"It was the best of times, it was the worst of times": First Edition, First Issue of Charles Dickens' A Tale Of Two Cities
A Tale of Two Cities.
Item Number: 99743
London: Chapman and Hall, 1859.
First edition, first issue of one of Dickens’ most enduring works, with p. 213 misnumbered “113,” the signature mark “b” at the foot of the plate list, and the misspelling “affetcionately” on line 12, p. 134. Octavo, bound in full leather, gilt titles to the spine, elaborate gilt tooling to the spine, gilt ruled to the front and rear panels, gilt embossed portrait of Dickens to the front panel, gilt signature to the rear panel, all edges gilt, marbled endpapers, inner dentelles.
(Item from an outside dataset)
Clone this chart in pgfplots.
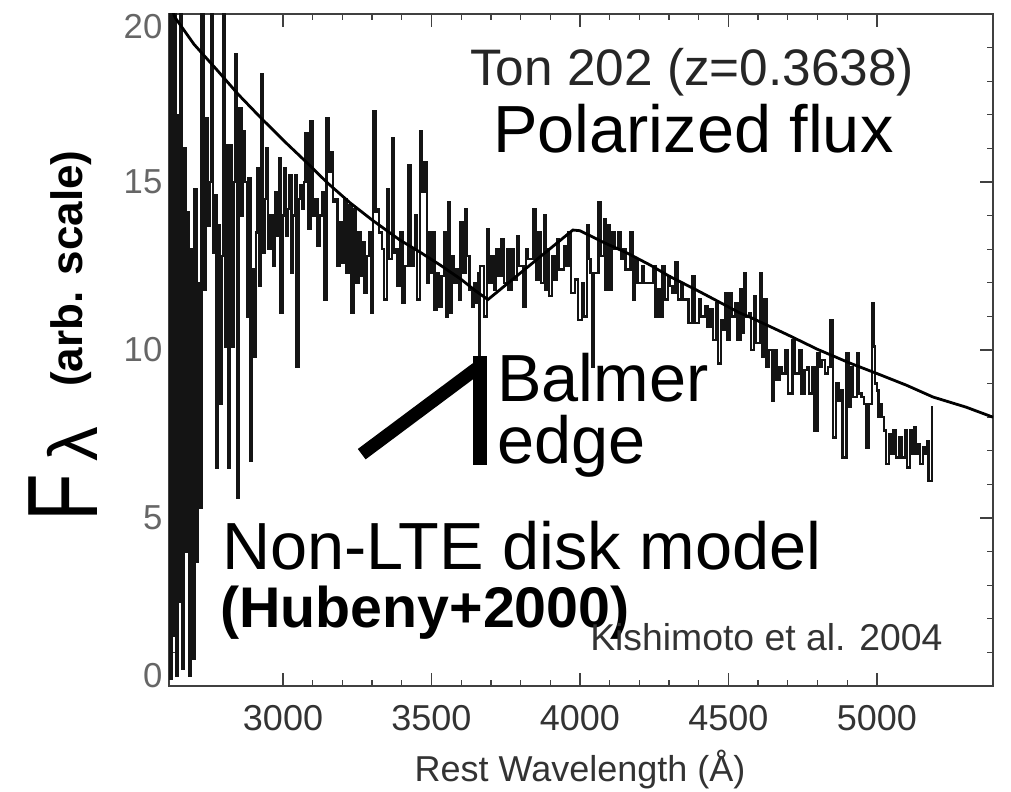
\documentclass[border=0pt]{standalone}
\usepackage{fontspec}
\setmainfont{Liberation Sans}
\usepackage{graphicx}
\usepackage{pgfplots}
\pgfplotsset{compat=1.18}
\begin{document}
\begin{tikzpicture}
\path[use as bounding box] (0,0) rectangle (758.25pt,594pt);
\begin{axis}[
  at={(126.75pt,79.5pt)}, anchor=south west,
  scale only axis, width=618pt, height=504pt,
  xmin=2616, xmax=5391, ymin=0, ymax=20,
  xtick={3000,3500,4000,4500,5000},
  xticklabels={3000,3500,4000,4500,5000},
  minor x tick num=4,
  ytick={0,5,10,15,20},
  yticklabels={\smash{\raisebox{7.5pt}{0}}\vphantom{0},5,10,15,\smash{\raisebox{-9.75pt}{20}}\vphantom{20}},
  minor y tick num=4,
  tick align=inside,
  major tick length=9.75pt, minor tick length=4.5pt,
  axis line style={black!75, line width=1.2pt},
  tick style={black!75, line width=1pt},
  xticklabel style={font=\fontsize{27}{28}\selectfont, text=black!80, yshift=-11.25pt},
  yticklabel style={font=\fontsize{26}{27}\selectfont, text=black!60, xshift=-1.5pt},
]
\addplot[const plot, black!92, line width=1.8pt] coordinates {
(2616,20.5) (2620,0.2) (2625,20.5) (2630,1.5) (2635,20.5) (2640,0.3) (2645,17.0) (2650,2.5)
(2655,20.5) (2660,0.5) (2666,16.0) (2672,4.0) (2678,14.1) (2684,0.3) (2690,13.0) (2696,0.8)
(2702,14.8) (2708,3.7) (2714,12.0) (2720,5.3) (2726,20.5) (2734,11.8) (2740,16.9) (2746,13.7)
(2752,15.0) (2758,20.5) (2764,12.9) (2770,14.6) (2776,6.5) (2782,13.7) (2788,8.4) (2794,12.8)
(2798,20.5) (2804,10.1) (2810,16.1) (2816,6.5) (2822,16.1) (2828,10.1) (2834,15.0) (2840,18.8)
(2846,5.6) (2852,17.2) (2860,14.0) (2866,16.5) (2872,15.0) (2878,11.0) (2884,15.1) (2890,6.7)
(2896,12.4) (2902,9.8) (2908,13.5) (2914,15.4) (2920,11.9) (2926,18.2) (2932,12.9) (2938,14.5)
(2944,16.0) (2950,13.0) (2958,14.0) (2966,12.5) (2972,14.7) (2980,13.4) (2986,15.7) (2992,11.1)
(2998,14.0) (3004,15.4) (3010,13.4) (3016,14.2) (3022,15.2) (3028,12.3) (3034,14.0) (3040,15.2)
(3046,9.5) (3052,14.5) (3058,14.9) (3064,14.2) (3070,15.0) (3076,16.45) (3084,13.6) (3092,16.8)
(3100,14.0) (3108,14.5) (3116,13.1) (3124,14.0) (3132,14.7) (3138,11.5) (3146,16.9) (3154,15.3)
(3160,15.9) (3168,14.4) (3176,14.5) (3184,12.5) (3192,13.8) (3200,12.6) (3206,14.5) (3214,12.3)
(3222,14.3) (3230,11.1) (3238,14.2) (3244,12.0) (3254,13.5) (3262,12.2) (3268,13.2) (3274,11.7)
(3282,12.8) (3290,13.5) (3296,11.1) (3304,17.1) (3312,14.1) (3318,14.2) (3324,13.5) (3334,13.0)
(3340,11.5) (3350,14.8) (3356,12.7) (3366,16.3) (3372,12.9) (3380,13.0) (3386,11.9) (3396,13.5)
(3402,11.4) (3410,12.5) (3422,15.5) (3430,12.5) (3440,13.0) (3446,14.0) (3452,11.5) (3462,16.5)
(3468,14.7) (3476,15.6) (3484,12.0) (3492,13.5) (3498,12.3) (3504,13.5) (3510,11.2) (3518,12.3)
(3526,11.3) (3534,12.2) (3542,13.5) (3548,11.0) (3556,14.4) (3562,11.1) (3570,12.8) (3576,12.0)
(3584,12.4) (3592,11.5) (3598,13.8) (3606,12.3) (3614,14.2) (3620,12.8) (3628,11.8) (3636,11.3)
(3644,12.0) (3650,11.4) (3656,12.3) (3660,9.3) (3664,12.5)
(3668,12.5) (3676,11.0) (3686,13.6) (3694,12.0) (3702,12.8) (3710,11.8) (3718,13.0) (3726,12.2)
(3736,13.3) (3744,12.0) (3754,13.0) (3760,11.8) (3770,13.0) (3778,12.1) (3788,13.4) (3794,12.5)
(3804,12.5) (3810,11.3) (3818,13.0) (3826,12.7) (3844,14.2) (3852,12.1) (3860,13.5) (3868,12.0)
(3878,14.0) (3884,11.8) (3890,13.0) (3896,11.6) (3906,12.8) (3914,12.1) (3922,13.3) (3930,12.4)
(3946,13.1) (3952,12.5) (3962,13.5) (3970,11.7) (3984,12.1) (3994,10.9) (4006,12.0) (4014,11.0)
(4024,13.7) (4030,12.7) (4036,12.3) (4040,9.5) (4046,12.3) (4062,14.4) (4070,12.8) (4080,13.9)
(4086,11.8) (4092,13.7) (4100,11.8) (4108,13.5) (4116,13.0) (4130,13.5) (4138,12.7) (4146,13.0)
(4154,12.4) (4170,13.5) (4178,11.5) (4186,12.7) (4194,12.0) (4208,12.5) (4216,12.0) (4230,12.0)
(4246,12.5) (4254,11.0)
(4262,11.8) (4270,11.0) (4278,12.5) (4286,11.5) (4296,12.2) (4304,11.9) (4312,11.7) (4322,12.6)
(4330,11.5) (4340,12.0) (4348,11.5) (4358,11.5) (4366,10.8) (4378,12.2) (4386,10.8) (4400,11.5)
(4408,11.0) (4422,11.3) (4430,10.7) (4440,11.2) (4448,10.3) (4458,11.4) (4464,9.6) (4474,10.9)
(4480,10.6) (4490,11.7) (4496,10.3) (4504,11.7) (4510,11.0) (4524,11.4) (4530,10.3) (4540,11.8)
(4546,10.5) (4552,12.3) (4558,11.0) (4570,11.1) (4576,10.0) (4586,11.6) (4592,10.2) (4608,12.3)
(4614,9.8) (4622,11.5) (4628,9.5) (4636,10.0) (4646,8.5) (4654,10.0) (4662,9.1) (4672,9.5)
(4680,9.3) (4692,10.0) (4700,8.7) (4716,10.3) (4724,9.3) (4738,10.0) (4746,8.7) (4756,9.4)
(4766,9.5) (4772,8.7) (4782,9.5) (4790,7.6) (4800,9.9) (4808,9.5) (4816,9.7) (4826,9.3)
(4836,9.5) (4844,10.9) (4852,7.4) (4862,9.0) (4870,8.5) (4878,8.8) (4884,6.8) (4898,9.9)
(4906,8.3) (4912,9.5) (4918,8.6) (4932,9.9) (4940,8.7) (4948,8.6) (4956,8.4) (4964,7.1)
(4972,8.4) (4984,11.4) (4990,10.1) (4994,9.0) (5000,8.8) (5006,8.0) (5012,8.4) (5018,8.0)
(5024,7.6) (5030,6.6) (5040,7.5) (5046,6.9) (5056,7.6) (5064,6.8) (5076,7.4) (5084,6.8)
(5096,7.6) (5102,6.5) (5112,7.6) (5118,6.9) (5124,7.7) (5130,6.9) (5140,7.2) (5146,6.6)
(5156,7.1) (5162,6.9) (5168,7.3) (5174,6.1) (5186,8.3) (5190,8.3)
};
\addplot[black, line width=2.1pt] coordinates {
(2616,20.4) (2636,19.9) (2700,19.1) (2778,18.33) (2850,17.6) (2923,16.93) (3000,16.25)
(3081,15.57) (3150,14.97) (3226,14.38) (3300,13.87) (3394,13.27) (3460,12.92) (3529,12.53)
(3600,12.1) (3650,11.75) (3690,11.5) (3976,13.57) (4000,13.55) (4080,13.2) (4158,12.89)
(4236,12.53) (4300,12.2) (4400,11.75) (4539,11.1) (4572,10.98) (4700,10.45) (4800,10.02)
(4909,9.61) (5000,9.3) (5100,8.95) (5189,8.6) (5300,8.3) (5391,8.0)
};
\draw[black, line width=9.75pt] (axis cs:3265,6.9) -- (axis cs:3652,9.45);
\draw[black, line width=10.5pt, line cap=butt] (axis cs:3663,9.82) -- (axis cs:3663,6.58);
\end{axis}
\node[anchor=base west, inner sep=0, font=\fontsize{38.5}{40}\selectfont, text=black!85] at (352.5pt,529.5pt) {Ton 202 (z=0.3638)};
\node[anchor=base west, inner sep=0, font=\fontsize{50}{52}\selectfont] at (369.75pt,479.25pt) {Polarized flux};
\node[anchor=base west, inner sep=0, font=\fontsize{50}{52}\selectfont] at (372.75pt,292.5pt) {Balmer};
\node[anchor=base west, inner sep=0, font=\fontsize{50}{52}\selectfont] at (372.75pt,246pt) {edge};
\node[anchor=base west, inner sep=0, font=\fontsize{50}{52}\selectfont] at (166.5pt,166.5pt) {Non-LTE disk model};
\node[anchor=base west, inner sep=0, font=\fontsize{43}{45}\selectfont\bfseries] at (165pt,123pt) {(Hubeny+2000)};
\node[anchor=base west, inner sep=0, font=\fontsize{28}{30}\selectfont, text=black!80] at (442.5pt,105.75pt) {Kishimoto et al. 2004};
\node[anchor=base, inner sep=0, font=\fontsize{27}{28}\selectfont, text=black!80] at (435pt,7.5pt) {Rest Wavelength (Å)};
\node[rotate=90, anchor=base west, inner sep=0, font=\fontsize{75}{78}\selectfont] at (72.75pt,202.5pt) {\scalebox{0.78}[1]{F}};
\node[rotate=90, anchor=base west, inner sep=0, font=\fontsize{52}{54}\selectfont] at (72.75pt,247.5pt) {λ};
\node[rotate=90, anchor=base west, inner sep=0, font=\fontsize{33}{35}\selectfont\bfseries] at (61.5pt,303.75pt) {(arb. scale)};
\end{tikzpicture}
\end{document}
Sixteen plates after H.K. Browne including frontispiece and title vignette. In fine condition.
The most famous and possibly the most popular of Dickens's novels, A Tale of Two Cities shows a master of dramatic narrative extracting gold from the ore of history. If the bloody tableau of the French Revolution were not in itself sufficient for a dozen novels, Dickens added to it a professional resurrectionist, an authentic ogress, and an antihero as convincingly flawed as any in modern literature. “Dickens had always admired Carlyle’s History of the French Revolution, and asked him to recommend suitable books from which he could research the period; in reply Carlyle sent him a ‘cartload’ of volumes… So great was [Dickens’] enthusiasm for the story that it had indeed ‘taken in possession’ of him… The force of the novel springs from its exploration of darkness and death but its beauty derives from Dickens’ real sense of transcendence, from his ability to see the sweep of destiny” (Ackroyd, 858). The last of Dickens’ books to be illustrated by H.K. Browne (“Phiz”), with 16 engraved plates by him. “Browne, for 23 years responsible for all the etchings which had so successfully embellished these [Dickens’] books, produced his last drawings for the present work… Bradbury and Evans, the printers of all and publishers of five of Dickens’ works as issued in monthly parts, had ceased to act in this dual capacity after completion of Little Dorrit… [resulting] in the return of Chapman and Hall as publishers of this and all succeeding works” (Hatton & Cleaver, 333).